Dans l'histoire du rock et de la pop, les frères Finn sont à l'origine de Crowded House, un gentil groupe qui s'est fait un petit succès et une jolie réputation dans les années 1980 avec des titres comme "Don't Dream It's Over" ou "Fall At Your Feet", qui sont aujourd'hui gravés dans l'inconscient populaire, sans d'ailleurs que l'on sache toujours qui en sont les auteurs. Cependant, et la précision est d'importance pour tous ceux qui détestent tant Neil Finn et ses frères que son fils Liam, également chanteur, le Finn. qui nous intéresse ici n'a rien à voir avec Crowded House. D'ailleurs, surveillez vos tags, ce Finn.-ci comporte un point après les deux n. Finaud.
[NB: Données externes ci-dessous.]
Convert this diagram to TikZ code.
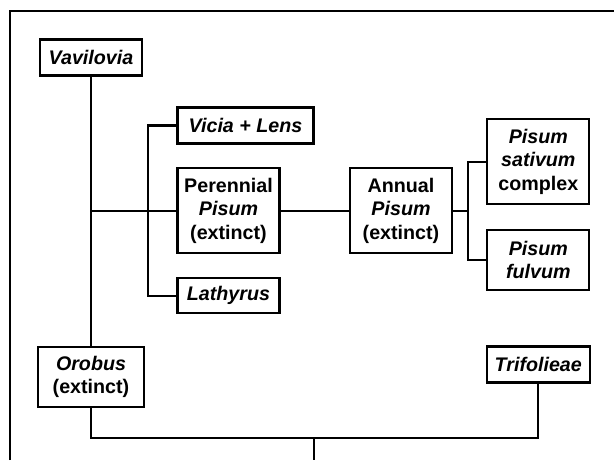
\documentclass[tikz,border=0pt]{standalone}
\usepackage{fontspec}
\setmainfont{Liberation Sans}
\usepackage{tikz}
\usetikzlibrary{calc}

\tikzset{
    taxon/.style={draw, line width=1.3pt, fill=white, align=center, inner sep=2pt,
        font=\fontsize{11.2}{13.4}\selectfont\bfseries, minimum width=2.04cm, minimum height=0.72cm},
    branch/.style={line width=1.2pt}
}

\begin{document}
\begin{tikzpicture}[x=0.02cm,y=-0.02cm]
        \useasboundingbox (0,0) rectangle (614,460);
        \draw[line width=1.4pt](10,460)--(10,11)--(614,11);
        \node[taxon] (vav) at (91,57.5) {\textit{Vavilovia}};
        \node[taxon, minimum width=2.72cm] (vicia) at (245.5,125.5) {\textit{Vicia + Lens}};
        \node[taxon, minimum height=1.7cm] (peren) at (228.5,210.8) {Perennial\\\textit{Pisum}\\(extinct)};
        \node[taxon, minimum height=0.7cm] (lath) at (228.5,295.8) {\textit{Lathyrus}};
        \node[taxon, minimum height=1.7cm] (annual) at (401,210.8) {Annual\\\textit{Pisum}\\(extinct)};
        \node[taxon, minimum height=1.7cm] (sativ) at (538.3,161.7) {\textit{Pisum}\\\textit{sativum}\\complex};
        \node[taxon, minimum height=1.2cm] (fulv) at (538.3,260) {\textit{Pisum}\\\textit{fulvum}};
        \node[taxon, minimum width=2.12cm, minimum height=1.2cm] (orob) at (91,376.7) {\textit{Orobus}\\(extinct)};
        \node[taxon, minimum width=2.06cm] (trif) at (538.3,364.5) {\textit{Trifolieae}};
        \coordinate (pfork) at (469,210.8);
        \coordinate (basefork) at (314,438.3);
        \coordinate (root) at (314,460);
        \draw[branch](vav)--(orob);
        \draw[branch](peren.west)--(peren.west -| vav.south);
        \draw[branch](vicia.west)--++(-28.4,0)|-(lath.west);
        \draw[branch](peren)--(annual);
        \draw[branch](annual.east)--(pfork);
        \draw[branch](sativ.west)--++(-18.3,0)|-(fulv.west);
        \draw[branch](orob.south)|-(basefork)-|(trif.south);
        \draw[branch](basefork)--(root);
    \end{tikzpicture}
\end{document}
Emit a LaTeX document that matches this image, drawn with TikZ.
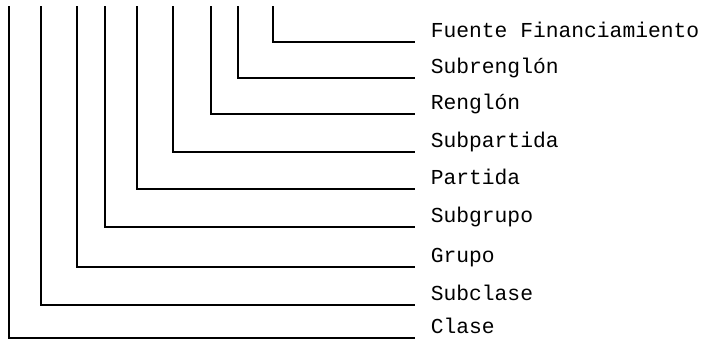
\documentclass[tikz,border=0pt]{standalone}
\usepackage{fontspec}
\setmonofont{Liberation Mono}

\begin{document}
\begin{tikzpicture}[x=1pt, y=-1pt, line width=1.6pt,
    level/.style={font=\ttfamily\fontsize{21.3}{24}\selectfont, anchor=base west, inner sep=0pt},
    branch/.style={draw, line cap=rect}]
            \useasboundingbox (0,0) rectangle (701,341);

            % Top ends of the vertical lines
            \coordinate (clase-top) at (9,7);
            \coordinate (subclase-top) at (41,7);
            \coordinate (grupo-top) at (77,7);
            \coordinate (subgrupo-top) at (105,7);
            \coordinate (partida-top) at (137,7);
            \coordinate (subpartida-top) at (173,7);
            \coordinate (renglon-top) at (211,7);
            \coordinate (subrenglon-top) at (238,7);
            \coordinate (fuente-top) at (273,7);

            % Right ends of the horizontal lines
            \coordinate (clase-end) at (414,338);
            \coordinate (subclase-end) at (414,305);
            \coordinate (grupo-end) at (414,267);
            \coordinate (subgrupo-end) at (414,227);
            \coordinate (partida-end) at (414,189);
            \coordinate (subpartida-end) at (414,152);
            \coordinate (renglon-end) at (414,114);
            \coordinate (subrenglon-end) at (414,78);
            \coordinate (fuente-end) at (414,42);

            % Draw the labels
            \node[level] (clase) at (430,333) {Clase};
            \node[level] (subclase) at (430,300) {Subclase};
            \node[level] (grupo) at (430,262) {Grupo};
            \node[level] (subgrupo) at (430,222) {Subgrupo};
            \node[level] (partida) at (430,184) {Partida};
            \node[level] (subpartida) at (430,147) {Subpartida};
            \node[level] (renglon) at (430,109) {Renglón};
            \node[level] (subrenglon) at (430,73) {Subrenglón};
            \node[level] (fuente) at (430,37) {Fuente Financiamiento};

            % Draw the brackets
            \draw[branch] (clase-top) |- (clase-end);
            \draw[branch] (subclase-top) |- (subclase-end);
            \draw[branch] (grupo-top) |- (grupo-end);
            \draw[branch] (subgrupo-top) |- (subgrupo-end);
            \draw[branch] (partida-top) |- (partida-end);
            \draw[branch] (subpartida-top) |- (subpartida-end);
            \draw[branch] (renglon-top) |- (renglon-end);
            \draw[branch] (subrenglon-top) |- (subrenglon-end);
            \draw[branch] (fuente-top) |- (fuente-end);
\end{tikzpicture}
\end{document}
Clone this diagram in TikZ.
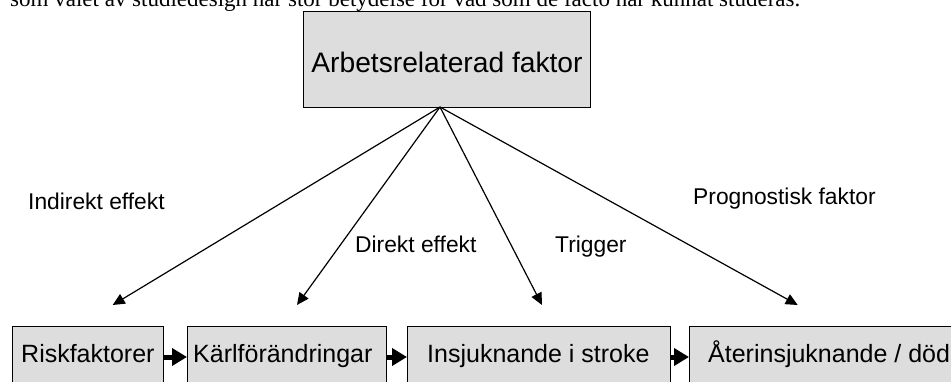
\documentclass[tikz,border=0pt]{standalone}
\usepackage{fontspec}
\setmainfont{Liberation Sans}
\newfontfamily\serifface{Liberation Serif}
\usetikzlibrary{arrows.meta}
\definecolor{boxgray}{HTML}{DDDDDD}
\begin{document}
\begin{tikzpicture}[x=1pt,y=-1pt,
  boxnode/.style={draw=black, line width=1.3pt, fill=boxgray, anchor=north west, inner sep=0pt, minimum width=#1},
  boxtext/.style={anchor=base west, inner sep=0pt, font=\fontsize{25}{30}\selectfont},
  lbl/.style={anchor=base west, inner sep=0pt, font=\fontsize{22.8}{27}\selectfont},
  thinarrow/.style={line width=1.2pt, -{Triangle[length=12pt,width=11pt]}},
  thickarrow/.style={line width=5pt, -{Triangle[length=15pt,width=17pt]}}
]
\useasboundingbox (0,0) rectangle (951,382);
\clip (0,0) rectangle (951,382);
\fill[white] (0,0) rectangle (951,382);

% cut-off sentence at the top
\node[anchor=base west, inner sep=0pt, font=\serifface\fontsize{23}{27}\selectfont] (sent) at (10,7)
  {som valet av studiedesign har stor betydelse för vad som de facto har kunnat studeras.};

% top box
\node[boxnode=287pt, minimum height=96pt] (top) at (303,11) {};
\node[anchor=base, inner sep=0pt, font=\fontsize{28.2}{32}\selectfont] (toptext) at (447,72.7) {Arbetsrelaterad faktor};

% bottom boxes
\node[boxnode=151pt, minimum height=90pt] (b1) at (12,326) {};
\node[boxnode=199pt, minimum height=90pt] (b2) at (187,326) {};
\node[boxnode=263pt, minimum height=90pt] (b3) at (407,326) {};
\node[boxnode=320pt, minimum height=90pt] (b4) at (689,326) {};

\node[boxtext] (t1) at (21,362.5) {Riskfaktorer};
\node[boxtext] (t2) at (193,362) {Kärlförändringar};
\node[boxtext] (t3) at (427,362.5) {Insjuknande i stroke};
\node[boxtext] (t4) at (708,362.5) {Återinsjuknande / död};

% horizontal arrows
\coordinate (ay) at (0,357);
\draw[thickarrow] (b1.east |- ay) -- (b2.west |- ay);
\draw[thickarrow] (b2.east |- ay) -- (b3.west |- ay);
\draw[thickarrow] (b3.east |- ay) -- (b4.west |- ay);

% arrow tips
\coordinate (p1) at (112.7,305);
\coordinate (p2) at (297,305);
\coordinate (p3) at (542,305);
\coordinate (p4) at (797.7,305);
\coordinate (src) at (440,107);

\draw[thinarrow] (src) -- (p1);
\draw[thinarrow] (src) -- (p2);
\draw[thinarrow] (src) -- (p3);
\draw[thinarrow] (src) -- (p4);

% labels
\node[lbl] (l1) at (28,209.5) {Indirekt effekt};
\node[lbl] (l2) at (355,253) {Direkt effekt};
\node[lbl] (l3) at (555,253) {Trigger};
\node[lbl] (l4) at (693,205) {Prognostisk faktor};
\end{tikzpicture}
\end{document}
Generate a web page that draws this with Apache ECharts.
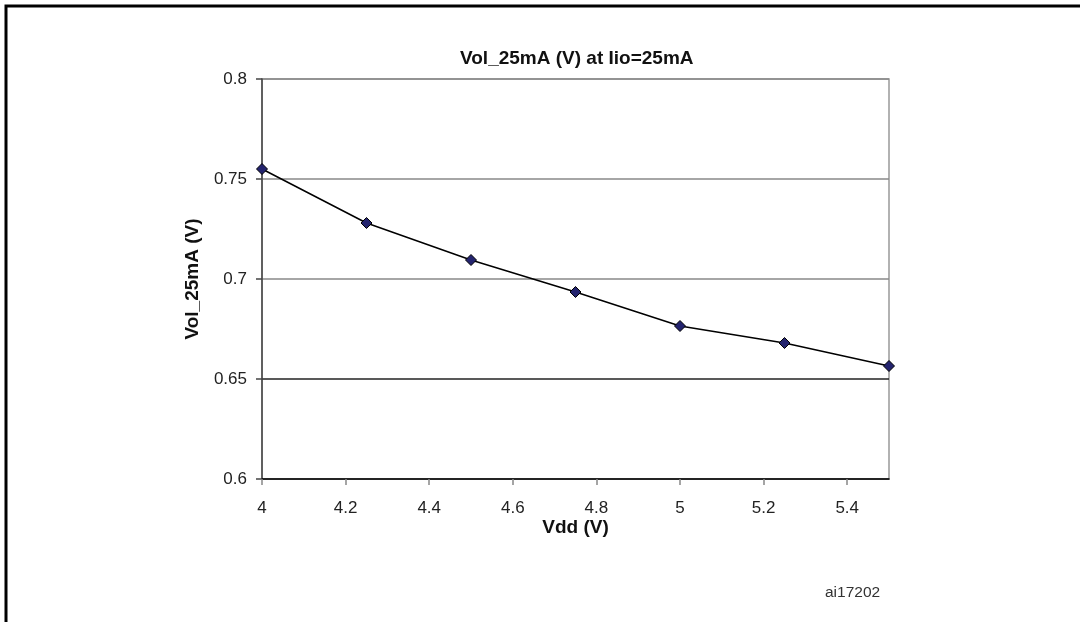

Qu'on le veuille ou non, la musique a été reléguée depuis plusieurs années au rang de produit. Produit culturel, certes, mais produit tout de même. Il s'agit d'une marchandise presque comme une autre et quiconque peut aller se procurer le dernier album de Johnny Hallyday au Carrefour situé en sortie d'agglomération, en glissant le disque dans son chariot à côté de la salade et des couches pour le petit dernier. Regrettable ou non, c'est la situation actuelle et l'on sait gré à Finn. de ne pas se le cacher. Ses disques sont des biens culturels qu'il doit vendre pour pouvoir subsister. Ainsi, en intitulant son troisième album The Best Low-Priced Heartbreakers You Can Own, il affiche tout de suite la couleur et tente d'en tirer un argumentaire de vente. Si vous cherchez des chansons tristes, en voici une belle collection pour pas cher.
Originaire d'Allemagne, Patrick Zimmer, alias Finn., songwriter multi-instrumentiste et styliste à ses heures perdues, n'en est pas moins francophile, comme en attestent les notes de pochette de ce concept album découpé, comme une pièce de théâtre ou plutôt une tragédie grecque, en cinq actes (L'Anesthésie, la Sédition, la Mutinerie, la Bonace et la Pluie, l'Accord), le thème global étant, bien évidemment, l'amour et les relations compliquées. Précieuse et surmontée d'une voix haut perchée, la musique de Finn. est effectivement d'une majesté, d'une tristesse et d'une beauté à pleurer, avec une mention particulière pour le magnifique "Dew". Calmes et apaisantes mais interrompues à de nombreuses reprises d'envolées lyriques pertinentes ("In the Wake of", "Hearts of Roses"...), illustrées d'instruments variés (cordes et cuivres), les seize chansons de cet album démontrent de manière assez exceptionnelle que la belle musique, c'est la musique triste qui provoque la chair de poule.
En tournée avec José Gonzalès, dont on a déjà pu souligner ici les immenses qualités de songwriter et de mélodiste, Finn. fait désormais partie d'une petite bande de songwriters maudits, jadis emmenée par Nick Drake, qui trouvent dans leurs peines et leur désespoir le moyen de s'exprimer de la plus belle façon qui soit. Que l'on songe ainsi à Tom McRae, Damien Rice, à son compatriote Maximilian Hecker, ou, plus récemment, Daniel Martin Moore, voire Sigur Rós pour le côté enlevé et psychédélique de nombreux morceaux. Chacun des titres ici présent, habité et envoûtant, fait l'effet d'un petit diamant, patiemment ciselé, suffisamment émouvant pour, effectivement, vous casser le cœur en deux, sans jamais, au grand jamais, vous casser les oreilles. Bel exploit. Très bel album. Excellent produit.